Hay una tendencia al desentendimiento que impide darnos la mano hasta en lo más básico, parece que el constante debate político ha impuesto su carácter en todas las charlas y sobremesas y ya nada se discute -ni entre amigos- para encontrar la razón, sino para señalar quién la tenía, quién la posee, quién la registra y la hace marca, y la convierte en insignia o la desglosa en siglas. Como bien defiende tal partido -dicen unos, eso ya lo desmintió tal candidato- replican los otros, y así se pasan las tardes y los días, discutiendo con frases ajenas que no dejan camino al acuerdo.

Algo tan unánime como la manifestación del viernes no dejó pocos malentendidos en ambos lados del permanente y cansino debate político. Unos querían adueñarse de un movimiento que no les pertenece, que es libre e imparable, y que no puede reducirse a ningún partido, pero no resignados a quedarse en un segundo plano ahí estaban ellos para aprovechar el rebufo revolucionario y adelantar su campaña.

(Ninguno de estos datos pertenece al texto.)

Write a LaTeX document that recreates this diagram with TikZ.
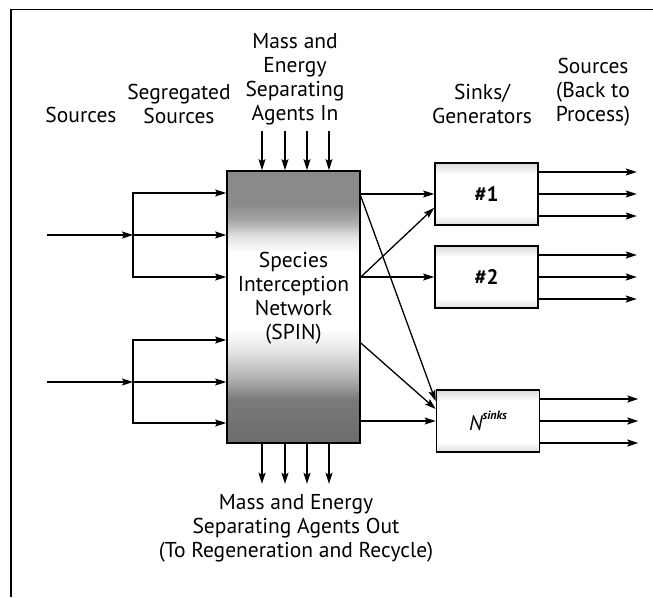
\documentclass[tikz,border=0pt]{standalone}
\usepackage{fontspec}
\setmainfont{PT Sans}
\usetikzlibrary{arrows.meta,calc}

% shading of the interception network: dark bands at top and bottom, pale middle
\pgfdeclareverticalshading{spinshade}{100bp}{%
  color(0bp)=(black!58); color(25bp)=(black!58); color(33bp)=(black!52);
  color(37bp)=(black!30); color(42bp)=(black!10); color(46bp)=(white);
  color(60bp)=(white); color(63bp)=(black!12); color(66bp)=(black!35);
  color(69bp)=(black!46); color(100bp)=(black!46)}
% faint tint along the top and bottom edges of the sink boxes
\pgfdeclareverticalshading{sinkshade}{100bp}{%
  color(0bp)=(black!13); color(25bp)=(black!13); color(33bp)=(white);
  color(66bp)=(white); color(75bp)=(black!15); color(100bp)=(black!15)}

\begin{document}
\begin{tikzpicture}[x=1pt,y=-1pt,
  txt/.style={font=\fontsize{21.5}{24}\selectfont, align=center, inner sep=0pt},
  arr/.style={line width=1.3pt, -{Stealth[length=11pt,width=7pt,inset=2pt]}},
  spinbox/.style={draw, line width=1.6pt, shading=spinshade,
    minimum width=133pt, minimum height=272pt, inner sep=0pt},
  sinkbox/.style={draw, line width=1.6pt, shading=sinkshade,
    minimum width=103pt, minimum height=62pt, inner sep=0pt,
    font=\fontsize{21}{24}\selectfont\bfseries}]
\useasboundingbox (0,0) rectangle (653,597);

% frame edges
\draw[line width=1.5pt] (11,597) -- (11,9.5) -- (653,9.5);

% main blocks
\node[spinbox] (spin) at (293.5,307) {};
\node[txt] (spintxt) at ($(spin.center)+(0,-9)$) {Species\\Interception\\Network\\(SPIN)};
\node[sinkbox] (k1) at (486.5,194) {\#1};
\node[sinkbox] (k2) at (486.5,277) {\#2};
\node[sinkbox] (kN) at (488,421) {\mdseries\itshape N\raisebox{1.0ex}{\fontsize{12}{12}\selectfont\bfseries sinks}};

% column headings
\node[txt] (hsrc) at (81,115) {Sources};
\node[txt] (hseg) at (179,104) {Segregated\\Sources};
\node[txt] (hin) at (295,79) {Mass and\\Energy\\Separating\\Agents In};
\node[txt] (hsink) at (482,104) {Sinks/\\Generators};
\node[txt] (hback) at (593,92) {Sources\\(Back to\\Process)};
\node[txt] (hout) at (296,528) {Mass and Energy\\Separating Agents Out\\(To Regeneration and Recycle)};

% incoming sources and their split into segregated streams
\coordinate (in1) at (47,235);  \coordinate (j1) at (133,235);
\coordinate (in2) at (47,382);  \coordinate (j2) at (133,382);
\coordinate (r1) at (0,193);    \coordinate (r3) at (0,277);
\coordinate (r4) at (0,340);    \coordinate (r6) at (0,423);
\draw[arr] (in1) -- (j1);
\draw[arr] (in2) -- (j2);
\draw[arr] (j1) -- (spin.west |- j1);
\draw[arr] (j1) |- (spin.west |- r1);
\draw[arr] (j1) |- (spin.west |- r3);
\draw[arr] (j2) -- (spin.west |- j2);
\draw[arr] (j2) |- (spin.west |- r4);
\draw[arr] (j2) |- (spin.west |- r6);

% separating agents in and out
\foreach \dx in {-31.5,-8.5,13.5,35.5}{
  \draw[arr] ($(spin.north)+(\dx,-39)$) -- ($(spin.north)+(\dx,0)$);
  \draw[arr] ($(spin.south)+(\dx,0)$) -- ($(spin.south)+(\dx,40)$);
}

% network outlets to the sinks
\draw[arr] (spin.east |- k1) -- (k1.west);
\draw[arr] (spin.east |- k2) -- (k2.west);
\draw[arr] (spin.east |- k2) -- ($(k1.south west)+(0,-18)$);
\draw[arr] ($(spin.north east)+(0,26)$) -- ($(kN.north west)+(0,12)$);
\draw[arr] ($(spin.east)+(0,36)$) -- ($(kN.west)+(0,-12)$);
\draw[arr] (spin.east |- kN) -- (kN.west);

% streams leaving each sink back to the process
\foreach \b in {k1,k2,kN}{
  \foreach \dy in {-22,0,22}{
    \draw[arr] ($(\b.east)+(0,\dy)$) -- ++(98,0);
  }
}
\end{tikzpicture}
\end{document}
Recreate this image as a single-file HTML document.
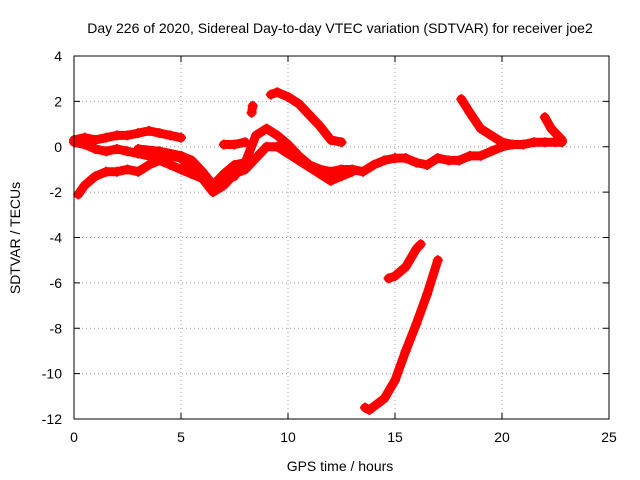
<!DOCTYPE html>
<html><head><meta charset="utf-8"><style>
html,body{margin:0;padding:0;background:#fff;}
svg{display:block;font-family:"Liberation Sans",sans-serif;}
</style></head><body>
<svg id="chart" width="640" height="480">
<text x="340" y="33" text-anchor="middle" font-size="14">Day 226 of 2020, Sidereal Day-to-day VTEC variation (SDTVAR) for receiver joe2</text>
<text x="340" y="471" text-anchor="middle" font-size="14">GPS time / hours</text>
<text transform="translate(20,238) rotate(-90)" text-anchor="middle" font-size="14">SDTVAR / TECUs</text>
<g id="grid"></g><g id="marks"></g>
<rect x="74" y="56" width="535" height="363" fill="none" stroke="#000" stroke-width="1"/>
</svg>
<script>
const xTicks=[0,5,10,15,20,25];
const yTicks=[4,2,0,-2,-4,-6,-8,-10,-12];
const trackA=[[0,0.3],[0.5,0.4],[1,0.3],[1.5,0.4],[2,0.5],[2.5,0.5],[3,0.6],[3.5,0.7],[4,0.6],[4.5,0.5],[5,0.4]];
const trackB=[[0,0.2],[0.5,0.1],[1,-0.1],[1.5,-0.2],[2,-0.1],[2.5,-0.2],[3,-0.3],[3.5,-0.4],[4,-0.6],[4.5,-0.8],[5,-1.0],[5.5,-1.2],[6,-1.4],[6.5,-1.6],[7,-1.4],[7.5,-1.3]];
const trackC=[[0.2,-2.1],[0.5,-1.7],[1,-1.3],[1.5,-1.1],[2,-1.1],[2.5,-1.0],[3,-1.1],[3.5,-0.8],[4,-0.6],[4.5,-0.4],[5,-0.5],[5.5,-1.0],[6,-1.4],[6.5,-2.0],[7,-1.7],[7.5,-1.2],[8,-1.0],[8.5,-0.5],[9,0],[9.5,0],[10,-0.3],[10.5,-0.6],[11,-0.9],[11.5,-1.2],[12,-1.5],[12.5,-1.3],[13,-1.1]];
const trackD=[[3,-0.1],[4,-0.2],[5,-0.4],[5.5,-0.6],[6,-1.1],[6.5,-1.7],[7,-1.2],[7.5,-0.8],[8,-0.7],[8.5,0.5],[9,0.8],[9.5,0.5],[10,0.1],[10.5,-0.4],[11,-0.8],[11.5,-1.0],[12,-1.1],[12.5,-1.0],[13,-1.0],[13.5,-1.1],[14,-0.8],[14.5,-0.6],[15,-0.5],[15.5,-0.5],[16,-0.7],[16.5,-0.8],[17,-0.5],[17.5,-0.6],[18,-0.6],[18.5,-0.4],[19,-0.4],[19.5,-0.2],[20,0],[20.5,0.1],[21,0.1],[21.5,0.2],[22,0.2],[22.5,0.2],[22.8,0.2]];
const trackS=[[7,0.1],[7.5,0.1],[8,0.2]];
const trackS2=[[8.3,1.5],[8.35,1.8]];
const trackE=[[9.2,2.3],[9.5,2.4],[10,2.2],[10.5,1.9],[11,1.4],[11.5,0.9],[12,0.3],[12.5,0.2]];
const trackF=[[18.1,2.1],[18.5,1.5],[19,0.8],[19.5,0.5],[20,0.2],[20.5,0.1]];
const trackF2=[[22,1.3],[22.3,0.8],[22.8,0.3]];
const trackG=[[14.7,-5.8],[15,-5.7],[15.5,-5.3],[16,-4.5],[16.2,-4.3]];
const trackH=[[13.6,-11.5],[13.8,-11.6],[14.5,-11.1],[15,-10.3],[15.5,-9],[16,-7.8],[16.5,-6.5],[17,-5.0]];
const series=[trackA,trackB,trackC,trackD,trackS,trackS2,trackE,trackF,trackF2,trackG,trackH];

const X=v=>74+v*(535/25), Y=v=>56+(4-v)*(363/16);
const NS="http://www.w3.org/2000/svg";
const grid=document.getElementById('grid'), marks=document.getElementById('marks');
function mk(p,tag,at){const e=document.createElementNS(NS,tag);for(const k in at)e.setAttribute(k,at[k]);p.appendChild(e);return e;}
xTicks.forEach(t=>{
  const l=mk(grid,'line',{x1:X(t),x2:X(t),y1:56,y2:419,stroke:'#a0a0a0','stroke-dasharray':'1,3'});
  
  
  mk(grid,'line',{x1:X(t),x2:X(t),y1:419,y2:413,stroke:'#000'});
  mk(grid,'line',{x1:X(t),x2:X(t),y1:56,y2:62,stroke:'#000'});
  const tx=mk(grid,'text',{x:X(t),y:442,'text-anchor':'middle','font-size':'14'});tx.textContent=t;
  
  
});
yTicks.forEach(t=>{
  const l=mk(grid,'line',{x1:74,x2:609,y1:Y(t),y2:Y(t),stroke:'#a0a0a0','stroke-dasharray':'1,3'});
  
  
  mk(grid,'line',{x1:74,x2:80,y1:Y(t),y2:Y(t),stroke:'#000'});
  mk(grid,'line',{x1:603,x2:609,y1:Y(t),y2:Y(t),stroke:'#000'});
  const tx=mk(grid,'text',{x:62,y:Y(t)+5,'text-anchor':'end','font-size':'14'});tx.textContent=t;
  
  
});
series.forEach(s=>{
  const g=mk(marks,'g',{});
  
  
  mk(g,'polyline',{points:s.map(p=>X(p[0])+','+Y(p[1])).join(' '),fill:'none',stroke:'#f00','stroke-width':'9','stroke-linejoin':'round','stroke-linecap':'round'});
  s.forEach(p=>{
    const x=X(p[0]),y=Y(p[1]);
    const m=mk(g,'path',{d:`M${x-5},${y}h10M${x},${y-5}v10`,stroke:'#f00','stroke-width':'2'});
    
    
  });
});
</script>
</body></html>
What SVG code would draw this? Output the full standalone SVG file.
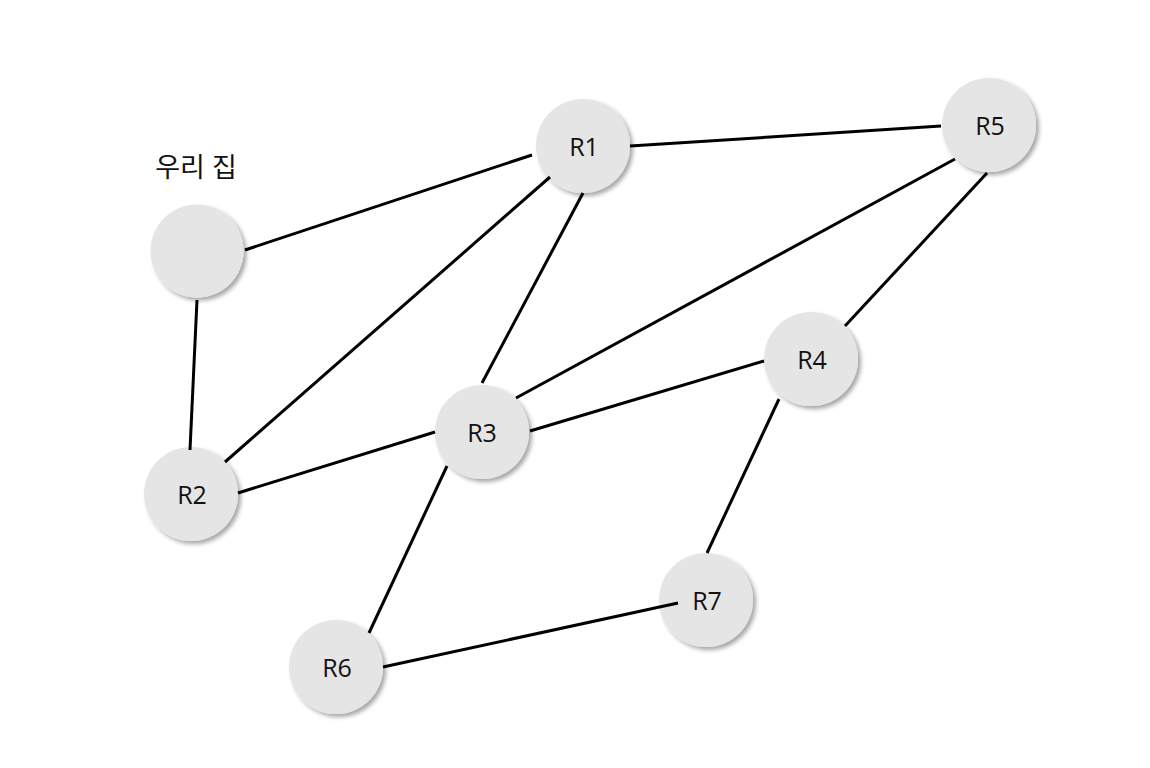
<svg xmlns="http://www.w3.org/2000/svg" width="1150" height="768" viewBox="0 0 1150 768">
<defs>
<filter id="sh" x="-30%" y="-30%" width="160%" height="160%">
<feDropShadow dx="3" dy="3" stdDeviation="2" flood-color="#000" flood-opacity="0.35"/>
</filter>
<style>
.n{fill:#e5e5e5;filter:url(#sh)}
.t{font-family:"Open Sans","Noto Sans","Noto Sans CJK KR",sans-serif;font-size:25px;fill:#111;text-anchor:middle;dominant-baseline:central}
.e{stroke:#000;stroke-width:3;fill:none}
</style>
</defs>
<rect width="1150" height="768" fill="#fff"/>
<g id="home"><circle class="n" cx="197" cy="251" r="46.5"/><text class="t" x="196" y="166" style="font-size:27px">우리 집</text></g>
<g id="R1"><circle class="n" cx="583" cy="146" r="47"/><text class="t" x="584" y="146">R1</text></g>
<g id="R2"><circle class="n" cx="191" cy="494" r="47"/><text class="t" x="192" y="494">R2</text></g>
<g id="R3"><circle class="n" cx="482" cy="432" r="47"/><text class="t" x="482" y="432">R3</text></g>
<g id="R4"><circle class="n" cx="811" cy="359" r="47"/><text class="t" x="812" y="359">R4</text></g>
<g id="R5"><circle class="n" cx="989" cy="125" r="47"/><text class="t" x="990" y="125">R5</text></g>
<g id="R6"><circle class="n" cx="336" cy="667" r="47"/><text class="t" x="337" y="667">R6</text></g>
<g id="R7"><circle class="n" cx="706" cy="600" r="47"/><text class="t" x="707" y="600">R7</text></g>
<g id="connectors">
<line class="e" x1="245" y1="250" x2="532" y2="155"/>
<line class="e" x1="197" y1="300" x2="190" y2="450"/>
<line class="e" x1="630" y1="146" x2="941" y2="126"/>
<line class="e" x1="550" y1="177" x2="225" y2="462"/>
<line class="e" x1="583" y1="193" x2="482" y2="383"/>
<line class="e" x1="955" y1="159" x2="516" y2="398"/>
<line class="e" x1="987" y1="173" x2="845" y2="326"/>
<line class="e" x1="530" y1="431" x2="764" y2="361"/>
<line class="e" x1="238" y1="493" x2="435" y2="432"/>
<line class="e" x1="447" y1="466" x2="369" y2="633"/>
<line class="e" x1="779" y1="399" x2="707" y2="553"/>
<line class="e" x1="383" y1="667" x2="678" y2="603"/>
</g>
</svg>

Otros, que parecen sentirse acorralados por lo que el feminismo proclama y arrollados cuando el mundo avanza, asisten a la revolución a regañadientes, siempre con algo que matizar, apostillando y quitando la razón que en un principio daban, como si dijeran: estoy de acuerdo con lo que dices siempre y cuando signifique esto otro.

Pero no pudo el ruido de ahora contra el silencio de tantos años, y miles de personas salían convencidas, sin complejos, de la mano, marchando juntas sin pedirse ningún carné, ni pedir votos, hacia un mundo más justo, volviendo anecdótica cualquier polémica.

Así que mientras unos y otros se peleaban intentando redefinir lo que estaba ocurriendo o por ocurrir otras dejaban bien claro, con indiscutible número, que el significado se lo iban a dar ellas. Y que esto no ha hecho más que comenzar.